----- Data lines -----

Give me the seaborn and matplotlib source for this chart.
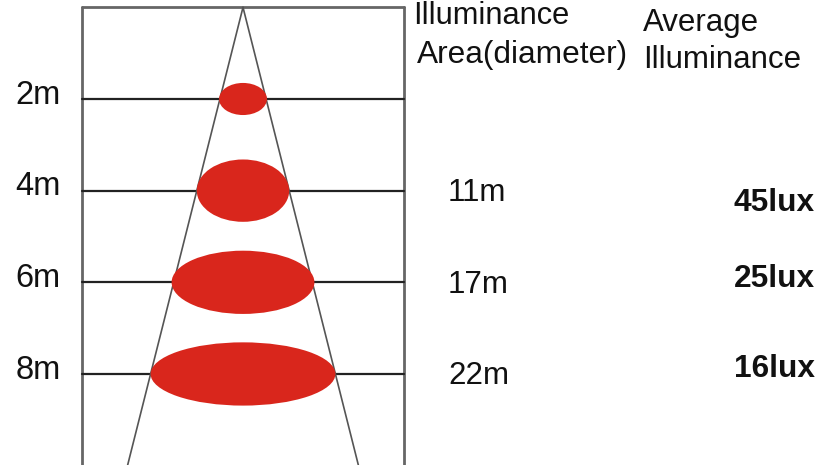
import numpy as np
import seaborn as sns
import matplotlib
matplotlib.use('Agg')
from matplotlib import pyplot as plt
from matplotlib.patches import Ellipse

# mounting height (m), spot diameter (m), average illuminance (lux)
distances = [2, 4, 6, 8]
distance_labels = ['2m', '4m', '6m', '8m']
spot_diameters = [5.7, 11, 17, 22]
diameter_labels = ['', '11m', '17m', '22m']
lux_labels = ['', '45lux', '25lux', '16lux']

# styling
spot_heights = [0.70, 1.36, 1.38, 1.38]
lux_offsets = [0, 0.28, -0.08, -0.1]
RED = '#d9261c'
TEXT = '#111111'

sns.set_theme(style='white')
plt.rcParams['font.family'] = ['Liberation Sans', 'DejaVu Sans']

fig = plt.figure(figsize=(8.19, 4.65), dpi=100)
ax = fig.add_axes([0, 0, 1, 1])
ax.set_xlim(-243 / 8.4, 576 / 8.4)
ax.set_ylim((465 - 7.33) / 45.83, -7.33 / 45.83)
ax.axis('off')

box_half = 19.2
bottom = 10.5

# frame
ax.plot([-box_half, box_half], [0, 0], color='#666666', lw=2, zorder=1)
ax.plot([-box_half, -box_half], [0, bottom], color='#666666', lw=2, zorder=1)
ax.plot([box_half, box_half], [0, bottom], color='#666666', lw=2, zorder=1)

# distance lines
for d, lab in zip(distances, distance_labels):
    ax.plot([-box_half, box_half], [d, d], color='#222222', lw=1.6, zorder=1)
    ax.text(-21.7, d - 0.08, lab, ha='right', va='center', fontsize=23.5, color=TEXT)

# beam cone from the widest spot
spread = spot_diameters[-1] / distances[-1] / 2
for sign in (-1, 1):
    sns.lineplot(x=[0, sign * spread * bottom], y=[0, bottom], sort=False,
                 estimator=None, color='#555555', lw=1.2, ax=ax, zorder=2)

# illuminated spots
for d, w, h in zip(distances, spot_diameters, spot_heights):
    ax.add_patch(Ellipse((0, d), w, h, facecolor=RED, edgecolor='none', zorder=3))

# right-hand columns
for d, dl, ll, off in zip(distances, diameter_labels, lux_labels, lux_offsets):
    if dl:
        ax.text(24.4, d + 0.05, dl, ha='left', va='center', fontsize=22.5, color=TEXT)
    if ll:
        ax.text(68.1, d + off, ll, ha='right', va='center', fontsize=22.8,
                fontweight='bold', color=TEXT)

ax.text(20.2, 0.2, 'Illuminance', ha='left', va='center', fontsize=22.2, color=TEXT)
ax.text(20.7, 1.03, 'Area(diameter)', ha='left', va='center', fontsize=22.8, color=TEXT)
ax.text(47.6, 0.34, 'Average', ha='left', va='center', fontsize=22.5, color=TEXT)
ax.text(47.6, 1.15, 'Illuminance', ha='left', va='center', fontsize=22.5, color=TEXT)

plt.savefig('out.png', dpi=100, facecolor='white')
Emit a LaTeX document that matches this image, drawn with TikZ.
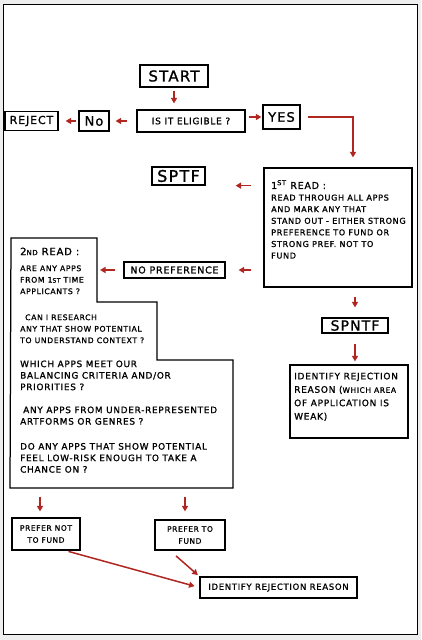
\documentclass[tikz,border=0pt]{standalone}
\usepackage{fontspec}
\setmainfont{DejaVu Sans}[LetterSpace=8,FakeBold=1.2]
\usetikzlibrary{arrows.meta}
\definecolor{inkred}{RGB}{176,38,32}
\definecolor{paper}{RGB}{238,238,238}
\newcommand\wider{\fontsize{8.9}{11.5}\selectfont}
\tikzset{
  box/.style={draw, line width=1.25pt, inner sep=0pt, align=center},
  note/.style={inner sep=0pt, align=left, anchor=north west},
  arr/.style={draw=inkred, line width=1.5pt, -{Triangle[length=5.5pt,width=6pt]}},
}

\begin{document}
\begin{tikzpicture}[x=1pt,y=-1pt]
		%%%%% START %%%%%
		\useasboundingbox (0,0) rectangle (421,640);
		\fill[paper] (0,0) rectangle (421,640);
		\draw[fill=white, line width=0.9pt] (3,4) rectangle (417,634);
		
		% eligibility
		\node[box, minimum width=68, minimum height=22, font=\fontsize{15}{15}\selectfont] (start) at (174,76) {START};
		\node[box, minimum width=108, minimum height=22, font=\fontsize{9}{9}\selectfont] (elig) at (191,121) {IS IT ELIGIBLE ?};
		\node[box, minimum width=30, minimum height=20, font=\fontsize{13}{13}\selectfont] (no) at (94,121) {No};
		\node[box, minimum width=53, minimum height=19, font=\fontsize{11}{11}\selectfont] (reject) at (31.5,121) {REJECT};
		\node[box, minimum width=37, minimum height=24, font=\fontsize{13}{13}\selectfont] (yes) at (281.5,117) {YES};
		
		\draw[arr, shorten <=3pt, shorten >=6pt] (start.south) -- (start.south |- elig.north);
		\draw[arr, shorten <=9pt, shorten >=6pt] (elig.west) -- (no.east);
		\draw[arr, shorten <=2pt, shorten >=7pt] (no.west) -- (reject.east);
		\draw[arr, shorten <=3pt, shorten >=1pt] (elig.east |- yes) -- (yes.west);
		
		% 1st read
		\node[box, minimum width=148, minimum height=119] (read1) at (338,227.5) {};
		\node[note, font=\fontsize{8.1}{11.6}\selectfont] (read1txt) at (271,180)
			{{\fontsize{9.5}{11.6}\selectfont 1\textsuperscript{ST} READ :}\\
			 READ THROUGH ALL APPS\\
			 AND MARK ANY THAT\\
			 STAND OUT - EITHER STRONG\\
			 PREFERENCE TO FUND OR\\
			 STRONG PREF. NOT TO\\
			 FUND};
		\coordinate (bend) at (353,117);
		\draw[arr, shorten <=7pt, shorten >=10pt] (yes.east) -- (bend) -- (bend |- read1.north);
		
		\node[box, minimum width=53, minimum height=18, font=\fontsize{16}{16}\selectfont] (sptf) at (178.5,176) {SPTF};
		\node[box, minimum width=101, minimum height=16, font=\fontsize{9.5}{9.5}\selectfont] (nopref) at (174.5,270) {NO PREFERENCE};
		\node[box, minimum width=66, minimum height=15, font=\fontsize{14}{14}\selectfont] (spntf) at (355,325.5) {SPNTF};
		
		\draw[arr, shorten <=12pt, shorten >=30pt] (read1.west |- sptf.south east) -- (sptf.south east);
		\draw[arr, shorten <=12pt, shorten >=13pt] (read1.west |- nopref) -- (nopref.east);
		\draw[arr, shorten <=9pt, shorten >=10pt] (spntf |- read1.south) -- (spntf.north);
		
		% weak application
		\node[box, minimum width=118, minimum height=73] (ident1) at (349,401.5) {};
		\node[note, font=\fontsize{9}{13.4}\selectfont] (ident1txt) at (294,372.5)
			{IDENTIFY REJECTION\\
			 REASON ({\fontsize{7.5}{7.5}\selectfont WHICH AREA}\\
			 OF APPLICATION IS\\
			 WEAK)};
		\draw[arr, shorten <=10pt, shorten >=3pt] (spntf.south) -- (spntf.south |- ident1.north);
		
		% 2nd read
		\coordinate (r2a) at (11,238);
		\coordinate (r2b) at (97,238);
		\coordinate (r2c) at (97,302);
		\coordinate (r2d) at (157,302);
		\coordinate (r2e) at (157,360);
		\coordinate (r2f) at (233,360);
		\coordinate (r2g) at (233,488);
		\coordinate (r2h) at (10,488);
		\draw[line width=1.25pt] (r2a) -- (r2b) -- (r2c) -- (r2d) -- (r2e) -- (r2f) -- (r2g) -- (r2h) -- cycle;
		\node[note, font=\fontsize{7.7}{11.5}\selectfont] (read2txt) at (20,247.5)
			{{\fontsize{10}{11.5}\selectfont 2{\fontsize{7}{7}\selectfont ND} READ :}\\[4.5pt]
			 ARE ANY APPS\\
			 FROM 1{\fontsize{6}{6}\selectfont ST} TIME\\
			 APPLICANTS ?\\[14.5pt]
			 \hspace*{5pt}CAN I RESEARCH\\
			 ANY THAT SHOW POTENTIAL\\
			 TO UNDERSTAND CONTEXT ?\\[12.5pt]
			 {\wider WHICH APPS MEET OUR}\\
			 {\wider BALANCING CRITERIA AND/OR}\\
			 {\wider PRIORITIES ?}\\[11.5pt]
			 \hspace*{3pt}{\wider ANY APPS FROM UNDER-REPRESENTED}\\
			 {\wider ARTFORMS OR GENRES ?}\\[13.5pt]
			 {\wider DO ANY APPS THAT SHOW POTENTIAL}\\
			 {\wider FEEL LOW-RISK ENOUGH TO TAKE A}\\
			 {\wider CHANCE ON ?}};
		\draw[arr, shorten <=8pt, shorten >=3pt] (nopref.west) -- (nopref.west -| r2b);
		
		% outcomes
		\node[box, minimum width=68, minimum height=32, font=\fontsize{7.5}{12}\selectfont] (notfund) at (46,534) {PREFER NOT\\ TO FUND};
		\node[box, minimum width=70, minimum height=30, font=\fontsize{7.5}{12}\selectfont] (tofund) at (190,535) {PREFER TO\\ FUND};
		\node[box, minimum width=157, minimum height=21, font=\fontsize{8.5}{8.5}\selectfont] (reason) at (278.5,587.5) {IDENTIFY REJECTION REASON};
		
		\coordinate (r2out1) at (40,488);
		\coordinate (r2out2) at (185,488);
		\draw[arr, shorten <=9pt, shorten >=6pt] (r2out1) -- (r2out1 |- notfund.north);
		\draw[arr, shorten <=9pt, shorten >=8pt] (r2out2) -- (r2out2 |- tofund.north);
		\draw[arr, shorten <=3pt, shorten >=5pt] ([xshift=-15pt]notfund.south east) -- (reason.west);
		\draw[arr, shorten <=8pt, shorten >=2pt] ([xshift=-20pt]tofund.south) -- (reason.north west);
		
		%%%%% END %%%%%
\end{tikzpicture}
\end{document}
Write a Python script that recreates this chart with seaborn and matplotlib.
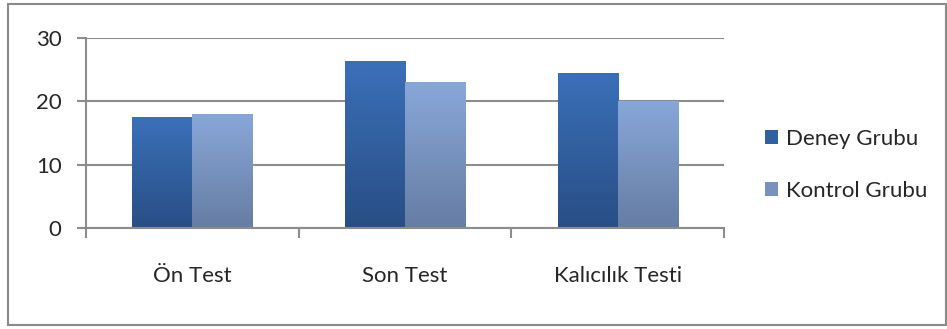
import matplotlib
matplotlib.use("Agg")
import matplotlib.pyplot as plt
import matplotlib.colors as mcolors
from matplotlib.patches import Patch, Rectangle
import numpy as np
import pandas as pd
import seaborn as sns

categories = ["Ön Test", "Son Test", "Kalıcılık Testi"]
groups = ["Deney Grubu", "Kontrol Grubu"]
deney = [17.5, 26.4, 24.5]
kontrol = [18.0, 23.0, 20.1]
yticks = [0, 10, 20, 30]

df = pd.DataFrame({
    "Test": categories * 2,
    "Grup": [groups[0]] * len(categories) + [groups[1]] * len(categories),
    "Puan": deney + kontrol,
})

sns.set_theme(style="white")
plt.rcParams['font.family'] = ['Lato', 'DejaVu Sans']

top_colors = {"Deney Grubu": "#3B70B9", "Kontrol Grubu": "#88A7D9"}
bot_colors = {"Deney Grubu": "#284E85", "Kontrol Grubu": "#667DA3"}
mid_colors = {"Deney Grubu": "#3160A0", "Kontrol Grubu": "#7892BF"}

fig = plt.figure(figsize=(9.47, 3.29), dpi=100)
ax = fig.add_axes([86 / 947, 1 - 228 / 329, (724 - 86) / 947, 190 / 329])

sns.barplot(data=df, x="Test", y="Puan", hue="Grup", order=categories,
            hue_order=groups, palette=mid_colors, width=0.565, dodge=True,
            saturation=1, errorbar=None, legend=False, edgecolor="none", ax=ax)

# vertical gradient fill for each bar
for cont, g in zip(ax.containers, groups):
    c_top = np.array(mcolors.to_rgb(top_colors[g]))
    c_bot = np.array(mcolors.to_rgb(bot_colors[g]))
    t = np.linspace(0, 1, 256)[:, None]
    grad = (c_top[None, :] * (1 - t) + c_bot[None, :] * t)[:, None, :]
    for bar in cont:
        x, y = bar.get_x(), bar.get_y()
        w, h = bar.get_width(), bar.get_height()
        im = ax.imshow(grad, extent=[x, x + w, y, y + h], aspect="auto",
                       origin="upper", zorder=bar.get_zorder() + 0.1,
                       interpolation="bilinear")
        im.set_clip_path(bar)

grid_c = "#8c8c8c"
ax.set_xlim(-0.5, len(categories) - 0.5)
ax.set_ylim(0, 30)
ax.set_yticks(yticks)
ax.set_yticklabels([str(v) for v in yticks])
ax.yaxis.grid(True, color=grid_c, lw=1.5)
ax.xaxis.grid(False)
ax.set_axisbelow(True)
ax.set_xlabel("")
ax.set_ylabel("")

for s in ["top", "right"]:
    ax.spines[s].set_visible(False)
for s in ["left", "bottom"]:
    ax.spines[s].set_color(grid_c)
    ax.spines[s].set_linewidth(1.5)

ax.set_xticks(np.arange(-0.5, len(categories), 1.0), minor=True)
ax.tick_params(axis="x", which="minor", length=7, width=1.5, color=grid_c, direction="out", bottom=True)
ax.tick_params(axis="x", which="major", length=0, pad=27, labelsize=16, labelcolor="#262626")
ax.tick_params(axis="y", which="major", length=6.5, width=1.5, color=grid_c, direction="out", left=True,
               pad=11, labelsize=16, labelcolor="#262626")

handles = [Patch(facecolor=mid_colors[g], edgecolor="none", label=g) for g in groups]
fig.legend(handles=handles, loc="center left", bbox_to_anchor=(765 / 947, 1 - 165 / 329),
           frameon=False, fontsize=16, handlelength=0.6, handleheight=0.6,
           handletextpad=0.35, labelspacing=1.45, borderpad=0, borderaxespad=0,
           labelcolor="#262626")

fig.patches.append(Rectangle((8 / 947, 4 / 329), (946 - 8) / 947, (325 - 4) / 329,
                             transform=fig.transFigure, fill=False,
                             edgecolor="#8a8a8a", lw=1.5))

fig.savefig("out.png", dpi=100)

-----

Reproduce the records above from their first line to the line bearing "fontweight='bold', color=TEXT)", both ends included, leaving every picture out.

● **Problem solution**
Give me the seaborn and matplotlib source for this chart.
import numpy as np
import seaborn as sns
import matplotlib
matplotlib.use('Agg')
from matplotlib import pyplot as plt
from matplotlib.patches import Ellipse

# mounting height (m), spot diameter (m), average illuminance (lux)
distances = [2, 4, 6, 8]
distance_labels = ['2m', '4m', '6m', '8m']
spot_diameters = [5.7, 11, 17, 22]
diameter_labels = ['', '11m', '17m', '22m']
lux_labels = ['', '45lux', '25lux', '16lux']

# styling
spot_heights = [0.70, 1.36, 1.38, 1.38]
lux_offsets = [0, 0.28, -0.08, -0.1]
RED = '#d9261c'
TEXT = '#111111'

sns.set_theme(style='white')
plt.rcParams['font.family'] = ['Liberation Sans', 'DejaVu Sans']

fig = plt.figure(figsize=(8.19, 4.65), dpi=100)
ax = fig.add_axes([0, 0, 1, 1])
ax.set_xlim(-243 / 8.4, 576 / 8.4)
ax.set_ylim((465 - 7.33) / 45.83, -7.33 / 45.83)
ax.axis('off')

box_half = 19.2
bottom = 10.5

# frame
ax.plot([-box_half, box_half], [0, 0], color='#666666', lw=2, zorder=1)
ax.plot([-box_half, -box_half], [0, bottom], color='#666666', lw=2, zorder=1)
ax.plot([box_half, box_half], [0, bottom], color='#666666', lw=2, zorder=1)

# distance lines
for d, lab in zip(distances, distance_labels):
    ax.plot([-box_half, box_half], [d, d], color='#222222', lw=1.6, zorder=1)
    ax.text(-21.7, d - 0.08, lab, ha='right', va='center', fontsize=23.5, color=TEXT)

# beam cone from the widest spot
spread = spot_diameters[-1] / distances[-1] / 2
for sign in (-1, 1):
    sns.lineplot(x=[0, sign * spread * bottom], y=[0, bottom], sort=False,
                 estimator=None, color='#555555', lw=1.2, ax=ax, zorder=2)

# illuminated spots
for d, w, h in zip(distances, spot_diameters, spot_heights):
    ax.add_patch(Ellipse((0, d), w, h, facecolor=RED, edgecolor='none', zorder=3))

# right-hand columns
for d, dl, ll, off in zip(distances, diameter_labels, lux_labels, lux_offsets):
    if dl:
        ax.text(24.4, d + 0.05, dl, ha='left', va='center', fontsize=22.5, color=TEXT)
    if ll:
        ax.text(68.1, d + off, ll, ha='right', va='center', fontsize=22.8,
                fontweight='bold', color=TEXT)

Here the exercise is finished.